> Data for this exercise:
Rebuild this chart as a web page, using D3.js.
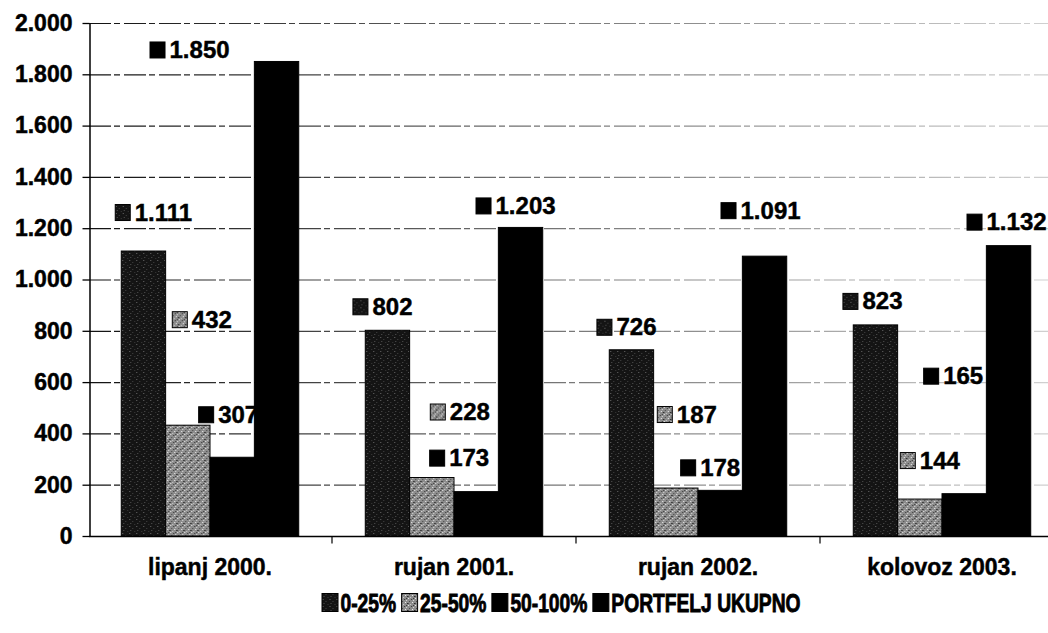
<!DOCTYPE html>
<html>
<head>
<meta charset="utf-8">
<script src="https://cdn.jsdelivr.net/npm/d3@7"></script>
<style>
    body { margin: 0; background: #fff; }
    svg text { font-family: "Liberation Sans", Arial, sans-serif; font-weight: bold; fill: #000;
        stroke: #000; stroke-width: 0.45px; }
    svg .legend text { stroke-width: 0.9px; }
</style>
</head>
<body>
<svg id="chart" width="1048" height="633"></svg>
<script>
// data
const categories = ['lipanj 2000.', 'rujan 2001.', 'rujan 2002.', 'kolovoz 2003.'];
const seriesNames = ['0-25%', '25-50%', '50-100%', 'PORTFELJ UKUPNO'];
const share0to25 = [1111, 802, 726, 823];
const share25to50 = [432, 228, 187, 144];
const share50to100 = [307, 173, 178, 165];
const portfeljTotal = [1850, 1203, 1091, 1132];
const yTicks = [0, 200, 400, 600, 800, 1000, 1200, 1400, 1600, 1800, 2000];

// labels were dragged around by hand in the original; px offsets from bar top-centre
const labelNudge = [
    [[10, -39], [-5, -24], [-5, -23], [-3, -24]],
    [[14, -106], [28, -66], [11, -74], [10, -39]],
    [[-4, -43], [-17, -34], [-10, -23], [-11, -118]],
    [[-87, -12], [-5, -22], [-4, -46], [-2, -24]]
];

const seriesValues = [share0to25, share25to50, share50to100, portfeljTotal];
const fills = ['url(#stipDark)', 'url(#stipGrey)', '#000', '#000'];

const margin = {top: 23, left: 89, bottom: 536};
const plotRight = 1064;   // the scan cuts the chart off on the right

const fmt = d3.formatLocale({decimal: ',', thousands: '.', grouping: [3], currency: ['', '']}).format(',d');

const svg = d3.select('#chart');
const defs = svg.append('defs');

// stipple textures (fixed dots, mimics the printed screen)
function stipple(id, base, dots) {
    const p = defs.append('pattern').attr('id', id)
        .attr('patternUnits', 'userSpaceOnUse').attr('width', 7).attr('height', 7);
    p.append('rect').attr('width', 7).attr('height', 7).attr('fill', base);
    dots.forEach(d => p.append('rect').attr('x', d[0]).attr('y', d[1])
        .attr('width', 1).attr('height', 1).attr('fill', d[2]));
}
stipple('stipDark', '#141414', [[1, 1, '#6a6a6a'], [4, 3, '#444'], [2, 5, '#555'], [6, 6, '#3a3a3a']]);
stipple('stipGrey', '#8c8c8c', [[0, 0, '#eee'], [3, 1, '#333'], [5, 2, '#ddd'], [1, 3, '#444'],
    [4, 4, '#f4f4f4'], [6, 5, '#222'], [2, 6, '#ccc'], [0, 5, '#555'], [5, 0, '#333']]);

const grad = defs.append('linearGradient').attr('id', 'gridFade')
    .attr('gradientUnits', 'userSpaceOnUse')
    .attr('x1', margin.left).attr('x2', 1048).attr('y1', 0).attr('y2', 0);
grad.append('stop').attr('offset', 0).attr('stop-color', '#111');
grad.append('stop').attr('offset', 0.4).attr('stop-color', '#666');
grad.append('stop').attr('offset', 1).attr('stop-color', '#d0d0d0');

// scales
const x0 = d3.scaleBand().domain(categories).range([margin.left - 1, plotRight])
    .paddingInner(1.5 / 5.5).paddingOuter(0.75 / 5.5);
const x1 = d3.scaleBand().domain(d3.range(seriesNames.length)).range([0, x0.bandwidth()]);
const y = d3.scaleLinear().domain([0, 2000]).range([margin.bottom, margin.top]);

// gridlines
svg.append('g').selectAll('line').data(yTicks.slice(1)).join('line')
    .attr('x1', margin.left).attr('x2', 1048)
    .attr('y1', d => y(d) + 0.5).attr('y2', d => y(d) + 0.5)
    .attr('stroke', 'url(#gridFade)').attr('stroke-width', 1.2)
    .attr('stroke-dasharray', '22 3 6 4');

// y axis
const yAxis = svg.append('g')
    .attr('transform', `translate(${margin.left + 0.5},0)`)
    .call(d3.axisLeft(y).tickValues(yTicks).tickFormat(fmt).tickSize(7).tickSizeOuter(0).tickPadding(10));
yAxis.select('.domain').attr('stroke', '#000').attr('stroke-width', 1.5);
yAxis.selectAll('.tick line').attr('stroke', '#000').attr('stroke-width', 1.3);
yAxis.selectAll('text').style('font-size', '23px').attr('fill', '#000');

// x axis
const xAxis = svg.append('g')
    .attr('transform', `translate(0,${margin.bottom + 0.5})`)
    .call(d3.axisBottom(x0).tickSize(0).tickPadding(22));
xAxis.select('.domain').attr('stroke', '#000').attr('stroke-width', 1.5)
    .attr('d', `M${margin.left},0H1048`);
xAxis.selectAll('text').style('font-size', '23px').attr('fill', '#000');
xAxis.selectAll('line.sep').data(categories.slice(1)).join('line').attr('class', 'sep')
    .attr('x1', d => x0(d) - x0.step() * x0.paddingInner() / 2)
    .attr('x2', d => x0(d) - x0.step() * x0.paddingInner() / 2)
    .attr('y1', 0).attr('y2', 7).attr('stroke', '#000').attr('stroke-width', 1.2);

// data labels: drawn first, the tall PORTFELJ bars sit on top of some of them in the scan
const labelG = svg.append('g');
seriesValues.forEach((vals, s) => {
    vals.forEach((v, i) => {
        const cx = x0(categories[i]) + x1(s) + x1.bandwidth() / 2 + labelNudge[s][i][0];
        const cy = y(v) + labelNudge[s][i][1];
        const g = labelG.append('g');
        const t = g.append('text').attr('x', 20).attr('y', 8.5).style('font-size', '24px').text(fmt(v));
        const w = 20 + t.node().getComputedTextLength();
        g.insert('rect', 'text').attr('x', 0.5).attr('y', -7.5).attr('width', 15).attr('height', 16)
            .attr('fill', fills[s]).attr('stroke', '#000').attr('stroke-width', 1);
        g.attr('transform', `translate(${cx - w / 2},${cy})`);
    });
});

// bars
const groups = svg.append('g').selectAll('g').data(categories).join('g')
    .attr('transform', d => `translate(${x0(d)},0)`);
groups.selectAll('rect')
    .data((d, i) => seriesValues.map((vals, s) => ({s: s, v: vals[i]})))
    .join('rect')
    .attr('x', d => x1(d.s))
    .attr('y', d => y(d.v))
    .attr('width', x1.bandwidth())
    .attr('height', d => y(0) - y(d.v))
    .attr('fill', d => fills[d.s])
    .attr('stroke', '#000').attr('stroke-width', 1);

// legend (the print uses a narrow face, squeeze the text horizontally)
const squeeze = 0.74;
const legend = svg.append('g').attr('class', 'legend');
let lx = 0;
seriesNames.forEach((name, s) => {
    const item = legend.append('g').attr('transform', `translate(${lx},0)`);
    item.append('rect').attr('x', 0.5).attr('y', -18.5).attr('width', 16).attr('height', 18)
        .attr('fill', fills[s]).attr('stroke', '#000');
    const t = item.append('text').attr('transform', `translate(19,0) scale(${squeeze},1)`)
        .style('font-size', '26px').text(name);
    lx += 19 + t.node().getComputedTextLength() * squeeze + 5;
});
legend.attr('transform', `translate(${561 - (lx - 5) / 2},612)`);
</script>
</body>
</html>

--

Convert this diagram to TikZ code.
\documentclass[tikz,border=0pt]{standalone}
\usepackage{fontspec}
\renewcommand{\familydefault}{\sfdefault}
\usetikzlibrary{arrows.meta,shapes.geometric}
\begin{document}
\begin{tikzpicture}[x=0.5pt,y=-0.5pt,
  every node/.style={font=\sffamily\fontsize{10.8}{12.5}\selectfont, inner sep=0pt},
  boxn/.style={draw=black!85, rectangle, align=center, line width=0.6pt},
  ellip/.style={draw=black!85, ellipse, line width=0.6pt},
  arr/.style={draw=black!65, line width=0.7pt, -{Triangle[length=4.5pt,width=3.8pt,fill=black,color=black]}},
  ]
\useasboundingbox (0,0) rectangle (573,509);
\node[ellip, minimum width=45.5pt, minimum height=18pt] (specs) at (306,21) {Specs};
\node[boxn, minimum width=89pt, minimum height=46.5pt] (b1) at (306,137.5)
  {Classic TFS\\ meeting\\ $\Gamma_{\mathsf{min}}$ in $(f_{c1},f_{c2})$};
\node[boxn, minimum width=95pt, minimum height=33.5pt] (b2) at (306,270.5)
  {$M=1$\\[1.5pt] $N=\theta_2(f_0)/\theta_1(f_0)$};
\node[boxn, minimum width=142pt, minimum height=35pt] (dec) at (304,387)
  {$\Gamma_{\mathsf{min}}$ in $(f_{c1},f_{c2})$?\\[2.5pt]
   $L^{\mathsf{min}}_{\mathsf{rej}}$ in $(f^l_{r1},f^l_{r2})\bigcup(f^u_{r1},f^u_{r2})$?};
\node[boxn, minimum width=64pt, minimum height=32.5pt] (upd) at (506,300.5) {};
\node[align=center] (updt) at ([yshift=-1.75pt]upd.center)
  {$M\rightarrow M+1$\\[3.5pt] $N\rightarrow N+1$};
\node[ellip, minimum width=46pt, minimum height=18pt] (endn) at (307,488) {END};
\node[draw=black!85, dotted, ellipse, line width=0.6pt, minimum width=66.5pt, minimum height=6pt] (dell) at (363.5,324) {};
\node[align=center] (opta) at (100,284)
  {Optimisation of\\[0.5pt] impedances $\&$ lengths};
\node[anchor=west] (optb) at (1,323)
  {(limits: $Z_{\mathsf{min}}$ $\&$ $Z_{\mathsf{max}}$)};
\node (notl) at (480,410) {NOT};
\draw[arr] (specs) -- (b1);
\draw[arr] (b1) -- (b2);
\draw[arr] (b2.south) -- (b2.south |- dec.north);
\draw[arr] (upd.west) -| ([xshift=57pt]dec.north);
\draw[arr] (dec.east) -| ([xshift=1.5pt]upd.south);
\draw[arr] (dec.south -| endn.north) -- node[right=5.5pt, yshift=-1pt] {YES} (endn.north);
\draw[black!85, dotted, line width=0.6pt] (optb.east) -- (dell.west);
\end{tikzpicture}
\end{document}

==

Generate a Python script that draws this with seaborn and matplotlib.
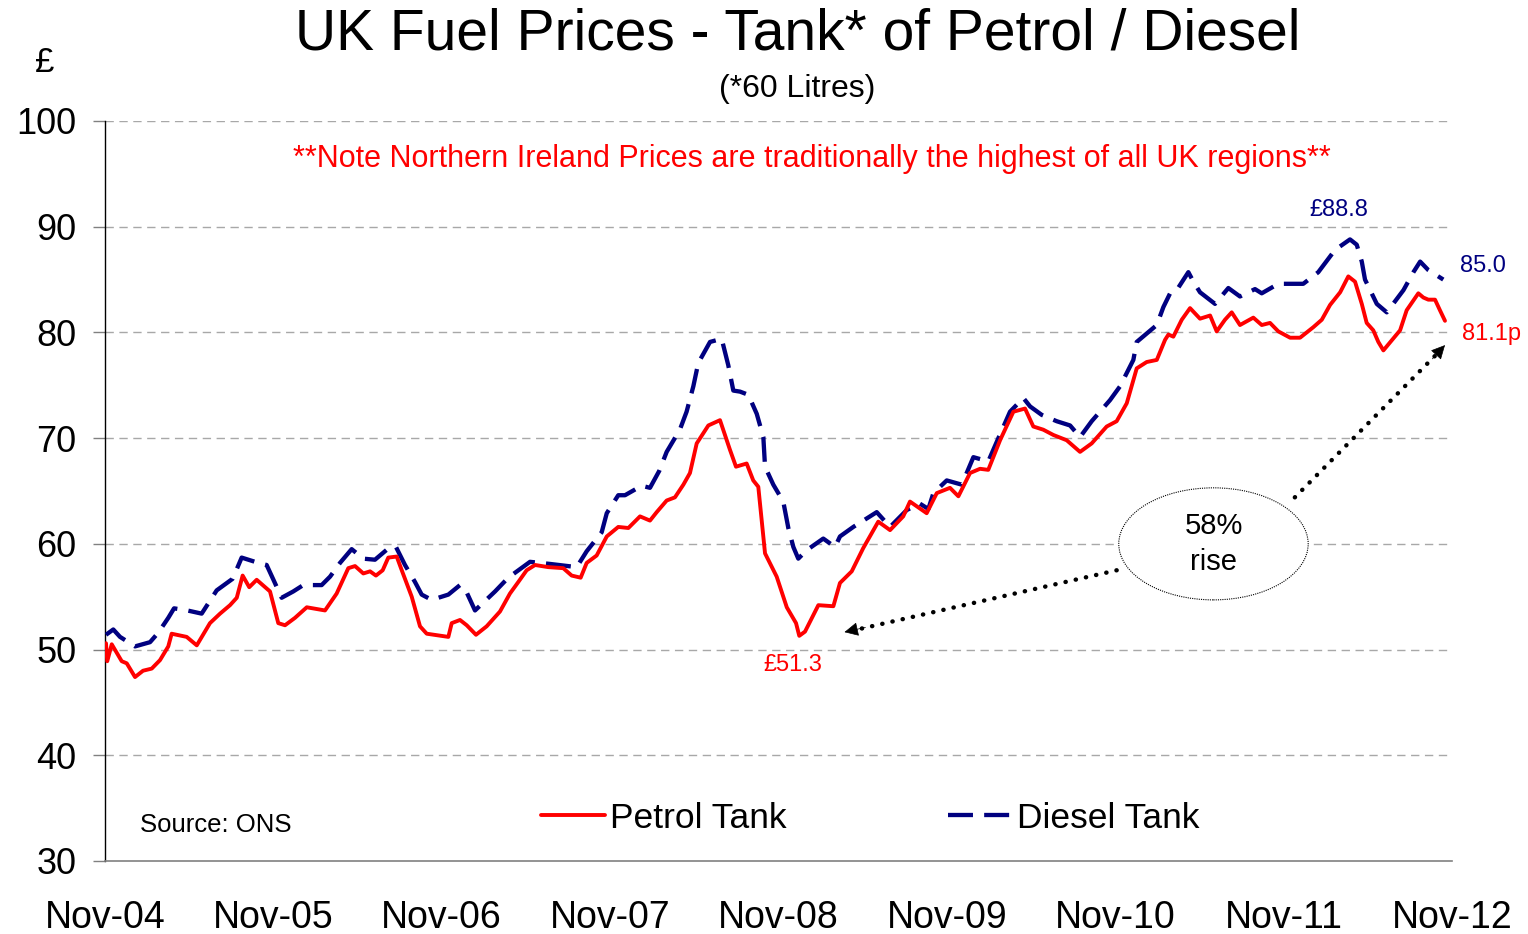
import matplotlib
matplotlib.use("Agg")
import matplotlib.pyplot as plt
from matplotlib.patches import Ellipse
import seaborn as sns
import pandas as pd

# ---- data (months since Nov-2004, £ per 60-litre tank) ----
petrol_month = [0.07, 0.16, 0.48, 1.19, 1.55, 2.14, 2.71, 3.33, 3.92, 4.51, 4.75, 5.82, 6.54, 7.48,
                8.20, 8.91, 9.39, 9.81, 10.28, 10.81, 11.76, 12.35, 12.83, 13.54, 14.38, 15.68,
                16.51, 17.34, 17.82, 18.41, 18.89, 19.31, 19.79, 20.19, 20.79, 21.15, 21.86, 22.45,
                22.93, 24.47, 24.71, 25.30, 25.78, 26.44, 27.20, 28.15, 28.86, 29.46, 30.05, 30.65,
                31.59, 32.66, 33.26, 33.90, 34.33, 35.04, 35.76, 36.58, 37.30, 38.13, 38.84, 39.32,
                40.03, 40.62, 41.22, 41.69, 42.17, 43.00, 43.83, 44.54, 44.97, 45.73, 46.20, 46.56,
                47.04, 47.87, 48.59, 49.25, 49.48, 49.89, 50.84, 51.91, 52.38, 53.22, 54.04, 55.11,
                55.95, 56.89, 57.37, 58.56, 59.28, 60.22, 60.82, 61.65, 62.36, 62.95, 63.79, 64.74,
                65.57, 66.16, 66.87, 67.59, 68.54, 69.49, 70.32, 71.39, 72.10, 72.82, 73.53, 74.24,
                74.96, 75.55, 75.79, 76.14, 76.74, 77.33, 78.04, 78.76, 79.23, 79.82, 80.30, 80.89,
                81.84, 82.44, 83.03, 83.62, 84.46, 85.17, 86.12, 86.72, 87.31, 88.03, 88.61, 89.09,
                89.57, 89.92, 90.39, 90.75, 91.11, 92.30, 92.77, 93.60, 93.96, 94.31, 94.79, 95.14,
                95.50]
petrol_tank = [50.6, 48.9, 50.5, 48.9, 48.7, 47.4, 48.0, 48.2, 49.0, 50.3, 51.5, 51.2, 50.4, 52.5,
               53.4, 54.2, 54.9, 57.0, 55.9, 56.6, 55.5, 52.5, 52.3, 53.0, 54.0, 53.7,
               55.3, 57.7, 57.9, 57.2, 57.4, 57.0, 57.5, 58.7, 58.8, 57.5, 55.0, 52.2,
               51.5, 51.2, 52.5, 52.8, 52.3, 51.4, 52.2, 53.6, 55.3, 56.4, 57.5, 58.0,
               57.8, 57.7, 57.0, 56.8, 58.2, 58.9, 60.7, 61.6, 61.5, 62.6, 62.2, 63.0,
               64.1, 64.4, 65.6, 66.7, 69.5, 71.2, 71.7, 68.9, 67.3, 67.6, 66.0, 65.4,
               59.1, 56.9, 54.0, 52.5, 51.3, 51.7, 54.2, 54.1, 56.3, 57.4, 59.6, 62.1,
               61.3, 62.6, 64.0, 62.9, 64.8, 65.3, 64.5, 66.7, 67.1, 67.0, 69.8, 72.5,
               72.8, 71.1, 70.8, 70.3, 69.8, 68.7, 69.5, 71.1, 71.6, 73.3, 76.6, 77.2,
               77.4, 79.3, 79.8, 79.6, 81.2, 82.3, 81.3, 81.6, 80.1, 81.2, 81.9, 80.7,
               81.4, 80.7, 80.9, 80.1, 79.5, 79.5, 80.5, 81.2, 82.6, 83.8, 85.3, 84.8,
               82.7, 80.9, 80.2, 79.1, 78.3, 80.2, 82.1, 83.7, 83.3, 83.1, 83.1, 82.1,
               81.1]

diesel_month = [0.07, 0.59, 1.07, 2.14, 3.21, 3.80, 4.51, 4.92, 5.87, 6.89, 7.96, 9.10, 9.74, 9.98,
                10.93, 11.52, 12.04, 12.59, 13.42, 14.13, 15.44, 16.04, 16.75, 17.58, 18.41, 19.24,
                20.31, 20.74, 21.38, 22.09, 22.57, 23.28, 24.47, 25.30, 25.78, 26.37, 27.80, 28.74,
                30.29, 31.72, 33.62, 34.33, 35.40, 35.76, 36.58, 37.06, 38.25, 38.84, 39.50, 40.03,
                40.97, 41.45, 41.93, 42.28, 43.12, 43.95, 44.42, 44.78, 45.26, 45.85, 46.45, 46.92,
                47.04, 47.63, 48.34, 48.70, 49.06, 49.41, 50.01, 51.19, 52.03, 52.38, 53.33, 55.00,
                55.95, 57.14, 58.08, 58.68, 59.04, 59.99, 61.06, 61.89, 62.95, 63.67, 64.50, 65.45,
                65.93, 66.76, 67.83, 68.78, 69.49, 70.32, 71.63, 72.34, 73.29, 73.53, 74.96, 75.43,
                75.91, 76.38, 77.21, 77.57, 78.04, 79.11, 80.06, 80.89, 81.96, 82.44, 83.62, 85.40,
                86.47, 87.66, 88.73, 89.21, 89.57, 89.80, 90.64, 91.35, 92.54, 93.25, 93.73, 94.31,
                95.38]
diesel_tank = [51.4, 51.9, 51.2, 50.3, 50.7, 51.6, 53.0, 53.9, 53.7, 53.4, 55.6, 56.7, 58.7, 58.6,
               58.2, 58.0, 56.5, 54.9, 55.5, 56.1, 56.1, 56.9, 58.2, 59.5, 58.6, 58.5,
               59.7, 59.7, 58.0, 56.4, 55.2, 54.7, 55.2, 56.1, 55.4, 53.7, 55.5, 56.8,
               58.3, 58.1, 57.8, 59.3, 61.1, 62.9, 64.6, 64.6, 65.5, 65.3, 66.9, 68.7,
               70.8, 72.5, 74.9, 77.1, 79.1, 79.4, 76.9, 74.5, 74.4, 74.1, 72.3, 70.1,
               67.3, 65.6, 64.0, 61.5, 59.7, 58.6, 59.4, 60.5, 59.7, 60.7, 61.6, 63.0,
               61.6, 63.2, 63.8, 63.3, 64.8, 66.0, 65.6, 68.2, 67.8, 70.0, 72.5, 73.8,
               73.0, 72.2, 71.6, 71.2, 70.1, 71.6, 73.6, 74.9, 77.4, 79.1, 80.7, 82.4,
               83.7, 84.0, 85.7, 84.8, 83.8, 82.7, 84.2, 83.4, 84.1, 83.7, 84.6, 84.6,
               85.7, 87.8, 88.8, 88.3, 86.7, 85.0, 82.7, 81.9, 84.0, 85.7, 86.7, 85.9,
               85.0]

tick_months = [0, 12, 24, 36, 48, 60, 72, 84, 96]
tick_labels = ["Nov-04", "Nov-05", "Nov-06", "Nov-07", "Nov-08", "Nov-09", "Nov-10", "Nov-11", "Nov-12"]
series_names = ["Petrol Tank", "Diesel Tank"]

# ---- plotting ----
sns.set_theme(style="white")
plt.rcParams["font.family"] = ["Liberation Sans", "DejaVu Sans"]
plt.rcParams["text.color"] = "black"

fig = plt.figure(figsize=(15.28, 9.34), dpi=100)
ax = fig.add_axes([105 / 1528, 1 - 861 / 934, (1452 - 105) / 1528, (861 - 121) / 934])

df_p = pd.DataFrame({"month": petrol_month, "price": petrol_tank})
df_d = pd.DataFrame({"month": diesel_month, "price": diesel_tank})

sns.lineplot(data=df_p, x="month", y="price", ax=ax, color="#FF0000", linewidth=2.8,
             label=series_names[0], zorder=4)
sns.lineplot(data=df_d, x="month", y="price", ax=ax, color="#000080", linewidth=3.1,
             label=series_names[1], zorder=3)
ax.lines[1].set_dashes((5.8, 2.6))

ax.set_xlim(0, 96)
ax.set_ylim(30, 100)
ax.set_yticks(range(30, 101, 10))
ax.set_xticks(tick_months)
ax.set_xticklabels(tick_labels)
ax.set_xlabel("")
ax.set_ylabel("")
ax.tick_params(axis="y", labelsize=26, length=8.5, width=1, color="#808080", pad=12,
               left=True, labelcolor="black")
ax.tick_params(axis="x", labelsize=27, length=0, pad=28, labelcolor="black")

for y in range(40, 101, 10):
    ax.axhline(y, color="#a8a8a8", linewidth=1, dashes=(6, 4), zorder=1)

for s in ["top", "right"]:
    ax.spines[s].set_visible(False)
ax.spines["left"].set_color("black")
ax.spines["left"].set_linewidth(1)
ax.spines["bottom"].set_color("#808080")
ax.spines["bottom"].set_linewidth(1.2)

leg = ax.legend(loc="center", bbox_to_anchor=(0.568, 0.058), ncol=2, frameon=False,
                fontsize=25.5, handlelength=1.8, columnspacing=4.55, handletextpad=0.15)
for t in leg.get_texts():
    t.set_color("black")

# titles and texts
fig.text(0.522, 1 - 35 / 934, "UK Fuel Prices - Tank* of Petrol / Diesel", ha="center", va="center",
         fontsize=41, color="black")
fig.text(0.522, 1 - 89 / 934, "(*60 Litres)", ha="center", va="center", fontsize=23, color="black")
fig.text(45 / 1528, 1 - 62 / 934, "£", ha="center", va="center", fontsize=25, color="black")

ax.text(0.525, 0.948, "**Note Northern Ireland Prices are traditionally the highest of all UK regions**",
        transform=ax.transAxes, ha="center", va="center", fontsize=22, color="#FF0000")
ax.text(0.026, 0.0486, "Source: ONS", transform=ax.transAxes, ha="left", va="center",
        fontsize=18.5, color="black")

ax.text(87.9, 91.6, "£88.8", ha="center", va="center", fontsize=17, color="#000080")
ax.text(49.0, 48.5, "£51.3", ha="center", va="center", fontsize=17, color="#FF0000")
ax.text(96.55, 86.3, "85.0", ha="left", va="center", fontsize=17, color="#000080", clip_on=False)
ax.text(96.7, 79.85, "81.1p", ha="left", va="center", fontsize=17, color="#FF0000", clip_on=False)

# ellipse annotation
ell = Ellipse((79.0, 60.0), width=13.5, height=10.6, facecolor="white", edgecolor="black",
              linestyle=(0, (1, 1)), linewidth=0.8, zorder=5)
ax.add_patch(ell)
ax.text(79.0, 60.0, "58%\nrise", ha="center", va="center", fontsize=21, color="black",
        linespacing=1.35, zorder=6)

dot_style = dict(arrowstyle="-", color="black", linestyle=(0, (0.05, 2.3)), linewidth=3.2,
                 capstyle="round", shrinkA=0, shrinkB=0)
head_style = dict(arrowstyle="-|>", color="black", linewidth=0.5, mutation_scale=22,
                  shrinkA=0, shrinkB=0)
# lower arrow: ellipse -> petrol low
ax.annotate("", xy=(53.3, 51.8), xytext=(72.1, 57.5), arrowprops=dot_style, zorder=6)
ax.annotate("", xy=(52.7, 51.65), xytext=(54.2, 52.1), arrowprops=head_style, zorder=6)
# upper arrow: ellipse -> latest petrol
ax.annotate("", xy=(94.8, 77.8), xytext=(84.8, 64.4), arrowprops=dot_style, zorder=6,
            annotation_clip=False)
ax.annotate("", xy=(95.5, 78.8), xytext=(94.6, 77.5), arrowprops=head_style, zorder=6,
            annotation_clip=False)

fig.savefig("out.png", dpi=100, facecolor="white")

> Problem:
Using the entries above, write out exactly the lines from the one with "Generate a Python" through the one with "import pandas as pd", ends included. Leave out any pictures.

> The reply:
Generate a Python script that draws this with seaborn and matplotlib.
import matplotlib
matplotlib.use("Agg")
import matplotlib.pyplot as plt
from matplotlib.patches import Ellipse
import seaborn as sns
import pandas as pd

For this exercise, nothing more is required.